§ **REQUIREMENTS**: Records follow. Copy every line with "standalone".

§ **DATASET RECORDS**:
-- Start --
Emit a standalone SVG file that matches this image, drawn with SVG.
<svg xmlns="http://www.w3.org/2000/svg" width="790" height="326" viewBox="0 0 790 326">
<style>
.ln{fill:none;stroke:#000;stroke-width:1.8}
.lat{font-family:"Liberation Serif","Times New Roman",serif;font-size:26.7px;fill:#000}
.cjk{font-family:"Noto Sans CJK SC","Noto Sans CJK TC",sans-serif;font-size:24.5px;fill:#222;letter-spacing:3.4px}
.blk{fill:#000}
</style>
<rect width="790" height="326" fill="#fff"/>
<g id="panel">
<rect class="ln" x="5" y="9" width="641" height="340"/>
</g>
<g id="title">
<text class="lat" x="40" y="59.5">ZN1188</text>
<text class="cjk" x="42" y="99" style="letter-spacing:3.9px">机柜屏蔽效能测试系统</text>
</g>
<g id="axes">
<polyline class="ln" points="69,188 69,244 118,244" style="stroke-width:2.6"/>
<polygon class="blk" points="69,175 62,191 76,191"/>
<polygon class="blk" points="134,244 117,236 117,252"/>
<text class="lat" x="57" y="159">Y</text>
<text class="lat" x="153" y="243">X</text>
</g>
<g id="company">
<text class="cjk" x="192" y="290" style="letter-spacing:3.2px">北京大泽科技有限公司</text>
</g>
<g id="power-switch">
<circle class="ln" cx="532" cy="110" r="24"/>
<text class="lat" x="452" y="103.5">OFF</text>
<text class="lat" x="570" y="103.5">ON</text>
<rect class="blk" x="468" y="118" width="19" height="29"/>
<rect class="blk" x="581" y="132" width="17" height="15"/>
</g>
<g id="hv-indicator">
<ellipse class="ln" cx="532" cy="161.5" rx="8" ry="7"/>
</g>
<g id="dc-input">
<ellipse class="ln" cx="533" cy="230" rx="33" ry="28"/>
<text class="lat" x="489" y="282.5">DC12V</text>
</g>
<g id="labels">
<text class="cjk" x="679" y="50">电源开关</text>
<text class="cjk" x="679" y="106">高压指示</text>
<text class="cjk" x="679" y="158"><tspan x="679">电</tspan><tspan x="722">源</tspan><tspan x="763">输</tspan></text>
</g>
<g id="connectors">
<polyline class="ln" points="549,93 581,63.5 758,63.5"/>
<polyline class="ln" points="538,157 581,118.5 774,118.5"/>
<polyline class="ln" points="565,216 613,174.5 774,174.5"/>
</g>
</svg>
-- End --
-- Start --
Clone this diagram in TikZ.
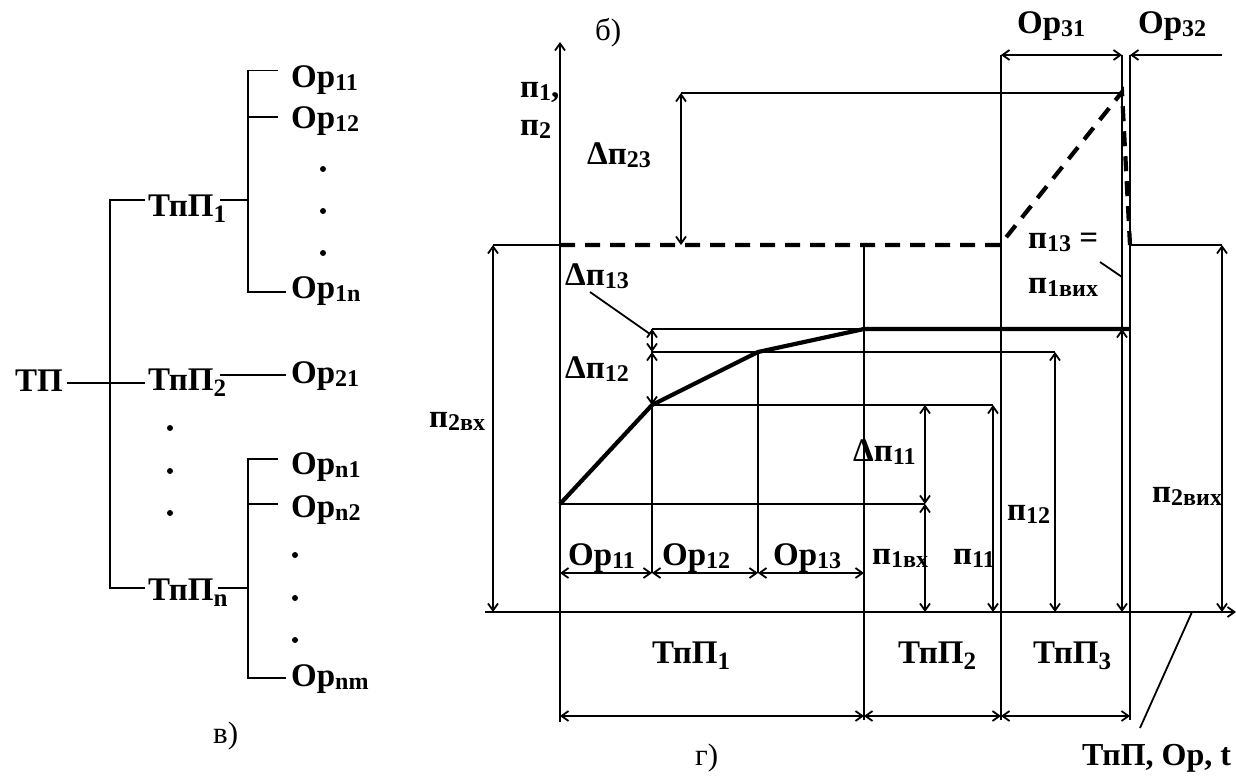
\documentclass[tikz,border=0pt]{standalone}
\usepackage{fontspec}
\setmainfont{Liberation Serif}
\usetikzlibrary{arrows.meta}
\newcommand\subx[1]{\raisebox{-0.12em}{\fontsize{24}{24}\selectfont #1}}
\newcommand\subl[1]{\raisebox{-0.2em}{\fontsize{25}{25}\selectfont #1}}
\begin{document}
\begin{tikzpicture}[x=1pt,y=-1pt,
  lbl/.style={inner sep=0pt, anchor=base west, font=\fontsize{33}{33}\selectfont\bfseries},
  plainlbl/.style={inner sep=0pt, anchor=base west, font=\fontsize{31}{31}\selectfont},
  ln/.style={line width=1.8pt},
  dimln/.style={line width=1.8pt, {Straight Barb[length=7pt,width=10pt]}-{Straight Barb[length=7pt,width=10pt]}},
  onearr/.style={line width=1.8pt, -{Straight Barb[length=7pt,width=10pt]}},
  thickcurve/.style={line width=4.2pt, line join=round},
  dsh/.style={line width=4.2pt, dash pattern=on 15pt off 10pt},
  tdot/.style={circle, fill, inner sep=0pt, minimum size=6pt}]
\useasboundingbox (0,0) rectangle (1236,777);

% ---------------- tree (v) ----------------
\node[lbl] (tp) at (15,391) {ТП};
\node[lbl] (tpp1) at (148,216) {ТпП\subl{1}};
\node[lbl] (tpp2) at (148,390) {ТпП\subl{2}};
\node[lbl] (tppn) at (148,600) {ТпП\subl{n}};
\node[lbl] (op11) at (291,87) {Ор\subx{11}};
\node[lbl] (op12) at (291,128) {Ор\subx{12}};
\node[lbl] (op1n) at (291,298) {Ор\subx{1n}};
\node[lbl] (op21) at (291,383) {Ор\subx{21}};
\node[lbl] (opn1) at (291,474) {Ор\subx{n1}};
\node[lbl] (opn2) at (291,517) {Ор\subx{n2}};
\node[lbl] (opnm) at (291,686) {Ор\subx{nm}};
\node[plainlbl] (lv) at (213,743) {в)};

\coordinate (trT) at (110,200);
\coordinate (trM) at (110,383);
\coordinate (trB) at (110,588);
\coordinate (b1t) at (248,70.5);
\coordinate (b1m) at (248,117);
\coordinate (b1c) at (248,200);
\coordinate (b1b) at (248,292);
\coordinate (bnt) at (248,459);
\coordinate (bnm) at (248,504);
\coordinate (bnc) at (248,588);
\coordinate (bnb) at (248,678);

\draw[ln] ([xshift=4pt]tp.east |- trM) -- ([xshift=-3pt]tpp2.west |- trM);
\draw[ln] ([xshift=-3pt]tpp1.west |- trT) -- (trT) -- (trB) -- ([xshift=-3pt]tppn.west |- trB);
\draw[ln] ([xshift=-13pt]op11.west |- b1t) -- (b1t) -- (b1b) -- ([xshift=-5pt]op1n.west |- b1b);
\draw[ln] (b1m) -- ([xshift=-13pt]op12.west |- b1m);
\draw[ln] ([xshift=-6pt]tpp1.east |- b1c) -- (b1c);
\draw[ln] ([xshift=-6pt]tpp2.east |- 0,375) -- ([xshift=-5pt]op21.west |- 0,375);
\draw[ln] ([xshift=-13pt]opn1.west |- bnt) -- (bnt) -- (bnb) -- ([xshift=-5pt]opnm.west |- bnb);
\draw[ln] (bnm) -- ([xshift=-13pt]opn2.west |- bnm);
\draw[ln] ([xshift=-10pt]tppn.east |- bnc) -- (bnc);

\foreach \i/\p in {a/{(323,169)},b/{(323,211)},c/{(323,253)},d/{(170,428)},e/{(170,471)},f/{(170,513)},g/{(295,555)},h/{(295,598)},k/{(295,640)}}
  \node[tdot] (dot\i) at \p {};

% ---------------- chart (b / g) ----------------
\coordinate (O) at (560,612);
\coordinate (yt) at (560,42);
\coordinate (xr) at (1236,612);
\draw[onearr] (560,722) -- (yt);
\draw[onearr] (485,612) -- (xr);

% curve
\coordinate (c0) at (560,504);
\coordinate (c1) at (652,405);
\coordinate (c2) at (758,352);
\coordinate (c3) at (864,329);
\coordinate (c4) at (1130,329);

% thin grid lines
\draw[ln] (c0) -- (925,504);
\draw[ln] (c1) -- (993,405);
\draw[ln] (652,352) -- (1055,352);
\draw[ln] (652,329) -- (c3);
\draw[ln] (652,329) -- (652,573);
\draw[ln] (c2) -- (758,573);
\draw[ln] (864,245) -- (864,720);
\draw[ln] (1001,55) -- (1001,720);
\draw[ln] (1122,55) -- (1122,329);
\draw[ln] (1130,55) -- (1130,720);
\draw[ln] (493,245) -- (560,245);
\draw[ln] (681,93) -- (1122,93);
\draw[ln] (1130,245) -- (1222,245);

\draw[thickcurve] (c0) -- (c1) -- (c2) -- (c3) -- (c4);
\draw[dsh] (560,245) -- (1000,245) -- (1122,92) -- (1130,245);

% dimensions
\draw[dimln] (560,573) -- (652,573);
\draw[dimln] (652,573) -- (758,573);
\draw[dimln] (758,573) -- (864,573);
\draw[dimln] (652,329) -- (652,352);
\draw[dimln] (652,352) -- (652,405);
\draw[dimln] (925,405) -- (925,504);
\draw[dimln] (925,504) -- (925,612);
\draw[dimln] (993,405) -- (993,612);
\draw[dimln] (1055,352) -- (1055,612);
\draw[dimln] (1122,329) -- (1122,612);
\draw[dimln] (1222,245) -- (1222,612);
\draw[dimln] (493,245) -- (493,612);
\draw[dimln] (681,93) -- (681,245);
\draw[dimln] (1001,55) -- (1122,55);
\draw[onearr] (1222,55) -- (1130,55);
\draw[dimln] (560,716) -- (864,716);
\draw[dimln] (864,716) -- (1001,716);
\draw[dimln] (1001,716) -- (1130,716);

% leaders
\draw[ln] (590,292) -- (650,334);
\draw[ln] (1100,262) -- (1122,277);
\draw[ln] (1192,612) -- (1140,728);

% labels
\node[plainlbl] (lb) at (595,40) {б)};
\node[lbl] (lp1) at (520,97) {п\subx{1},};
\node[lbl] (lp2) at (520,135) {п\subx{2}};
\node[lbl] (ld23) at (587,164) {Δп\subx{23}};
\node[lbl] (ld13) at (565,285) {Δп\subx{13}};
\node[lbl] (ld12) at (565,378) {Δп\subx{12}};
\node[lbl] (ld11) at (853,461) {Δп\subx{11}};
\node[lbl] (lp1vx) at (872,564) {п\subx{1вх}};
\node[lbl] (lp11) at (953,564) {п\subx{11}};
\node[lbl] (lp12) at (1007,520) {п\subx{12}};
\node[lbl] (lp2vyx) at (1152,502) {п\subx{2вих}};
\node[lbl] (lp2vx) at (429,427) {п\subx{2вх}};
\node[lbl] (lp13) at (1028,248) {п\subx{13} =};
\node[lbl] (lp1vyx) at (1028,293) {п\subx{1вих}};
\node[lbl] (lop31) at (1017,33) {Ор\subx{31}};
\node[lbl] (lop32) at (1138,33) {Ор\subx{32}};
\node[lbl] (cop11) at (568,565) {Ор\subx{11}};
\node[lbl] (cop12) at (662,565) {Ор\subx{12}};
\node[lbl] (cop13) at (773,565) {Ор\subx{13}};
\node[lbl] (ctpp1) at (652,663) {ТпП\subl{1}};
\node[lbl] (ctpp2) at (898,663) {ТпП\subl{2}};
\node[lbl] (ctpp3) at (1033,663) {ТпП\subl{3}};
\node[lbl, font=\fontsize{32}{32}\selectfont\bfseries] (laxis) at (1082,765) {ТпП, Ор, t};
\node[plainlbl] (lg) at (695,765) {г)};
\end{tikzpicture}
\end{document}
-- End --
§ **WRITTEN RESPONSE**:
Emit a standalone SVG file that matches this image, drawn with SVG.
\documentclass[tikz,border=0pt]{standalone}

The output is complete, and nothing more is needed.